Midway through, I went to the library and checked out a Time-Life book about Vermeer in order to have copies of his paintings beside me as I read about them in The Girl With a Pearl Earring. It doubled my reading pleasure.

Rating: 5 stars
Summary: "Quietly Beautiful"
Review: This is the kind of first novel many serious writers ache to produce. Chevalier effectively takes us away from the hustle and noise of the 21st Century--the omnipresent cell phones, the whirring faxes, the beeping answering machines--into a world rich in silence and texture. Practically from the beginning the reader will find herself unconsciously relaxing as Chevalier quickly brings 17th Century Delft to life: the silence of darkened rooms, the crackle from a kitchen fireplace, the muffled sounds of feet moving swiftly up stone stairs.

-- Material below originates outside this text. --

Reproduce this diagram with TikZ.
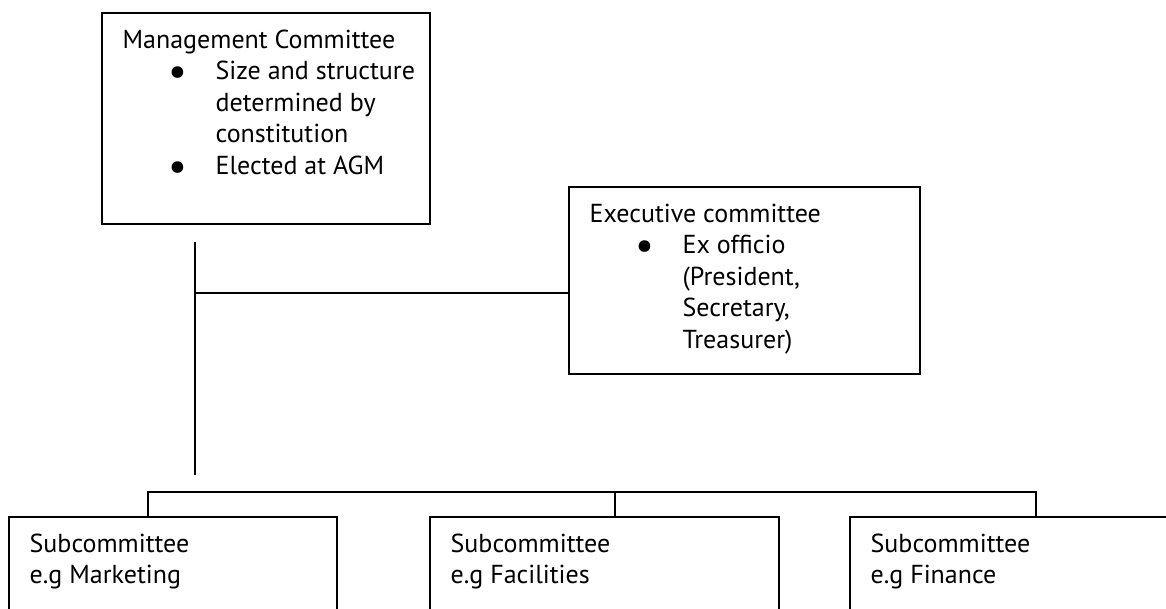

The heroine, Griet, is an intelligent 16 year old who, because of a family tragedy, is ripped from her poor but closely knit family to work as a maid for artist Johannes Vermeer's household. Unlike her own home's rather straightforward traumas (how to survive now that her father, a tilemaker, has been blinded in an industrial accident), the superficially quiet Vermeer household seethes with jealously, turmoil, intrigue and secrets. Griet comes as a maid, but she evolves into a painter's assistant and, ultimately, muse--a transformation that changes the direction she may otherwise have chosen for herself.

Chevalier brilliantly and persuasively describes the rigor and tedium required to maintain a 17th Century home; just reading through Griet's daily workload is enough to make one want to take a nap. The divison between server and served, the fine line Griet must walk to please her insecure new mistress and her perfidious children, make modern sensibilities bridle. Life, as John Kennedy liked to observe, is not fair. And as this book matter of factly points out, it was even less so before democracy's leavening influence.

My biggest regret re Chevalier's book was that there wasn't more of it. There didn't need to be, but I was sorry, even with its bittersweet ending, that the book had come to an end.